ESG and obsolescence: capex planning becomes a pricing lever

Sustainability and regulatory readiness are now directly linked to liquidity. Buildings with weaker environmental performance face a growing risk of “brown discounts,” higher leasing friction, and reduced lender appetite. Conversely, assets with credible retrofit plans and measured pathways to improved energy efficiency can attract stronger bidding because they protect future rental competitiveness. Buyers are increasingly stress-testing capex through detailed engineering assessments and scenario analysis. In negotiations, clarity on upgrade scope, timing, and payback is becoming a key determinant of pricing—often as important as the passing yield itself.
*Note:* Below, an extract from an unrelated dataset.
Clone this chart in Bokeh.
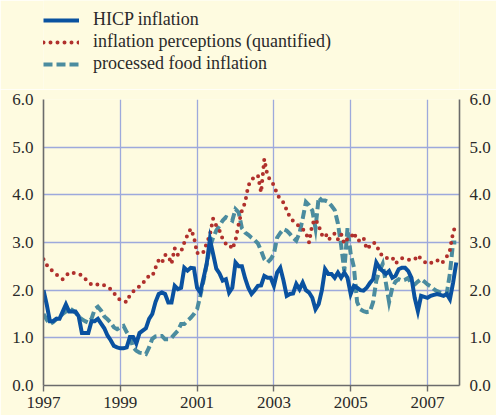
from bokeh.plotting import figure
from bokeh.layouts import column
from bokeh.models import (Range1d, LinearAxis, FixedTicker, PrintfTickFormatter,
                          Legend, LegendItem, ColumnDataSource)
from bokeh.embed import file_html
from bokeh.resources import INLINE

# ---- data (monthly, Jan 1997 - Oct 2007) ----
start_year = 1997
hicp = [
    2.0, 1.7, 1.35, 1.35, 1.4, 1.4, 1.55, 1.7, 1.55, 1.55, 1.55, 1.45,
    1.1, 1.1, 1.1, 1.35, 1.35, 1.4, 1.3, 1.2, 1.05, 0.95, 0.83, 0.8,
    0.78, 0.78, 0.8, 1.02, 1.02, 0.88, 1.1, 1.15, 1.2, 1.4, 1.5, 1.75,
    1.92, 1.95, 1.92, 1.74, 1.74, 2.09, 2.02, 2.05, 2.47, 2.41, 2.47, 2.46,
    2.05, 1.95, 2.25, 2.55, 3.07, 2.76, 2.45, 2.35, 2.2, 2.23, 1.95, 2.05,
    2.58, 2.5, 2.5, 2.25, 2.05, 1.92, 2.0, 2.09, 2.1, 2.3, 2.26, 2.26,
    2.09, 2.37, 2.47, 2.2, 1.88, 1.92, 1.93, 2.13, 2.02, 2.16, 2.0, 1.95,
    1.84, 1.6, 1.71, 2.0, 2.44, 2.34, 2.34, 2.26, 2.37, 2.26, 2.37, 2.26,
    1.92, 2.09, 2.05, 2.0, 1.99, 2.05, 2.15, 2.23, 2.58, 2.47, 2.4, 2.34,
    2.4, 2.26, 2.3, 2.44, 2.47, 2.47, 2.4, 2.26, 1.84, 1.56, 1.88, 1.86,
    1.84, 1.88, 1.9, 1.92, 1.9, 1.88, 1.92, 1.81, 2.16, 2.58,
]
perceptions = [
    2.65, 2.53, 2.45, 2.39, 2.33, 2.28, 2.23, 2.30, 2.37, 2.36, 2.36, 2.34,
    2.31, 2.24, 2.17, 2.12, 2.10, 2.12, 2.13, 2.10, 2.06, 2.02, 1.94, 1.85,
    1.79, 1.77, 1.75, 1.90, 1.97, 2.03, 2.08, 2.13, 2.25, 2.29, 2.29, 2.47,
    2.63, 2.57, 2.74, 2.72, 2.55, 2.88, 2.74, 2.81, 3.00, 3.16, 3.29, 3.12,
    2.77, 2.83, 2.80, 2.98, 3.16, 3.50, 3.35, 3.25, 3.07, 2.97, 2.97, 2.86,
    3.04, 3.39, 3.67, 3.84, 4.19, 4.31, 4.38, 4.41, 4.05, 4.75, 4.40, 4.30,
    4.20, 4.02, 3.90, 3.84, 3.68, 3.53, 3.45, 3.40, 3.33, 3.28, 3.21, 3.00,
    3.39, 3.49, 3.35, 3.16, 3.21, 3.05, 3.12, 3.19, 3.07, 3.18, 2.98, 3.08,
    3.10, 3.21, 3.04, 3.04, 3.10, 2.86, 2.93, 3.00, 2.97, 2.79, 2.72, 2.67,
    2.68, 2.69, 2.56, 2.62, 2.67, 2.65, 2.64, 2.64, 2.64, 2.73, 2.65, 2.60,
    2.55, 2.57, 2.60, 2.63, 2.56, 2.60, 2.70, 2.84, 3.21, 3.40,
]
processed_food = [
    1.50, 1.38, 1.29, 1.33, 1.39, 1.44, 1.50, 1.55, 1.63, 1.58, 1.53, 1.45,
    1.39, 1.35, 1.32, 1.40, 1.60, 1.65, 1.57, 1.45, 1.39, 1.32, 1.22, 1.18,
    1.22, 1.25, 1.12, 1.02, 0.80, 0.73, 0.69, 0.68, 0.66, 0.80, 0.98, 1.03,
    1.04, 1.04, 0.97, 0.97, 1.00, 1.08, 1.15, 1.29, 1.29, 1.36, 1.42, 1.50,
    1.60, 1.88, 2.20, 2.55, 2.90, 3.10, 3.25, 3.35, 3.46, 3.53, 3.50, 3.46,
    3.70, 3.63, 3.30, 3.21, 3.16, 3.10, 3.05, 2.98, 2.83, 2.65, 2.58, 2.65,
    2.76, 3.10, 3.20, 3.28, 3.25, 3.18, 3.10, 3.04, 3.20, 3.50, 3.85, 3.78,
    3.67, 3.30, 3.95, 3.88, 3.88, 3.85, 3.77, 3.68, 3.40, 2.95, 2.40, 3.30,
    2.76, 2.48, 1.75, 1.60, 1.56, 1.54, 1.55, 1.75, 2.20, 2.40, 2.55, 2.15,
    1.75, 2.05, 2.18, 2.23, 2.20, 2.22, 2.26, 2.12, 2.12, 2.18, 2.23, 2.18,
    2.12, 2.08, 2.02, 1.98, 1.95, 1.93, 1.92, 2.35, 3.00, 3.00,
]
series_names = ["HICP inflation", "inflation perceptions (quantified)",
                "processed food inflation"]
year_ticks = [1997, 1999, 2001, 2003, 2005, 2007]
y_ticks = [0, 1, 2, 3, 4, 5, 6]

dates = [start_year + i / 12.0 for i in range(len(hicp))]
src = ColumnDataSource(dict(x=dates, hicp=hicp, perc=perceptions, food=processed_food))

BG = "#FEFBE0"
TXT = "#2A2A2A"
FONT = "Liberation Serif"

styles = [
    dict(line_color="#0A52A0", line_width=4, line_join="miter"),
    dict(line_color="#B0302C", line_width=4, line_dash="0 7", line_cap="round"),
    dict(line_color="#4B8C9F", line_width=4, line_dash="9 4", line_join="miter"),
]

# ---------------- main chart ----------------
p = figure(width=496, height=326, output_backend="svg", toolbar_location=None,
           x_range=Range1d(1997, 2007 + 10 / 12.0), y_range=Range1d(0, 6),
           min_border_left=43, min_border_right=37, min_border_top=10,
           min_border_bottom=30)
p.background_fill_color = BG
p.border_fill_color = BG
p.outline_line_color = None

p.xgrid.ticker = FixedTicker(ticks=year_ticks[1:])
p.ygrid.ticker = FixedTicker(ticks=y_ticks[1:])
for g in (p.xgrid, p.ygrid):
    g.grid_line_color = "#9DA9DC"
    g.grid_line_width = 1.3

xa = p.xaxis[0]
xa.ticker = FixedTicker(ticks=year_ticks)
xa.formatter = PrintfTickFormatter(format="%d")
xa.major_tick_out = 6
xa.major_tick_in = 0
xa.minor_tick_out = 0
xa.minor_tick_in = 0
xa.major_label_standoff = 5

ya = p.yaxis[0]
ya.ticker = FixedTicker(ticks=y_ticks)
ya.formatter = PrintfTickFormatter(format="%.1f")
ya.major_tick_out = 0
ya.major_tick_in = 0
ya.minor_tick_out = 0
ya.minor_tick_in = 0
ya.major_label_standoff = 10

ra = LinearAxis(ticker=FixedTicker(ticks=y_ticks),
                formatter=PrintfTickFormatter(format="%.1f"))
ra.major_tick_out = 0
ra.major_tick_in = 0
ra.minor_tick_out = 0
ra.minor_tick_in = 0
ra.major_label_standoff = 10
p.add_layout(ra, "right")

for ax in (xa, ya, ra):
    ax.axis_line_color = "#6B6B6B"
    ax.axis_line_width = 1.6
    ax.major_tick_line_color = "#6B6B6B"
    ax.major_tick_line_width = 1.4
    ax.major_label_text_font = FONT
    ax.major_label_text_color = TXT
    ax.major_label_text_font_size = "17px"

p.line("x", "food", source=src, **styles[2])
p.line("x", "perc", source=src, **styles[1])
p.line("x", "hicp", source=src, **styles[0])

# ---------------- legend strip ----------------
lg = figure(width=496, height=89, output_backend="svg", toolbar_location=None,
            x_axis_type=None, y_axis_type=None,
            x_range=Range1d(0, 1), y_range=Range1d(0, 1),
            min_border_left=43, min_border_right=37, min_border_top=0,
            min_border_bottom=0)
lg.background_fill_color = BG
lg.border_fill_color = BG
lg.outline_line_color = None
lg.xgrid.visible = False
lg.ygrid.visible = False
# legend-only renderers: a single undefined point, nothing is drawn in the strip
key_src = ColumnDataSource(dict(x=[float("nan")], y=[float("nan")]))
items = []
for name, st in zip(series_names, styles):
    r = lg.line("x", "y", source=key_src, **st)
    items.append(LegendItem(label=name, renderers=[r]))

legend = Legend(items=items, location=(0, 15))
legend.background_fill_alpha = 0
legend.border_line_color = None
legend.padding = 0
legend.margin = 0
legend.spacing = 1
legend.glyph_width = 36
legend.glyph_height = 20
legend.label_height = 20
legend.label_standoff = 14
legend.label_text_font = FONT
legend.label_text_font_size = "18px"
legend.label_text_color = TXT
lg.add_layout(legend, "center")

layout = column(lg, p, spacing=0)
html = file_html(layout, INLINE)
html = html.replace("<body>", '<body style="background-color:%s;">' % BG, 1)
open("out.html", "w").write(html)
What investors are doing now: strategies shaping the next wave of deals

With activity rising, investors are deploying capital through a mix of core income, selective value-add, and opportunistic plays. Common themes include targeting shorter-duration mispricing where leasing risk is overestimated, pursuing assets with embedded rental growth, and structuring transactions to manage uncertainty—such as vendor earn-outs, delayed settlements, or capex escrows. Many are also rotating portfolios: selling non-core assets to recycle capital into higher-conviction sectors like industrial, convenience retail, and living platforms. The market’s rebound is therefore being built deal-by-deal, with disciplined underwriting and a stronger focus on operational execution than in the previous cycle.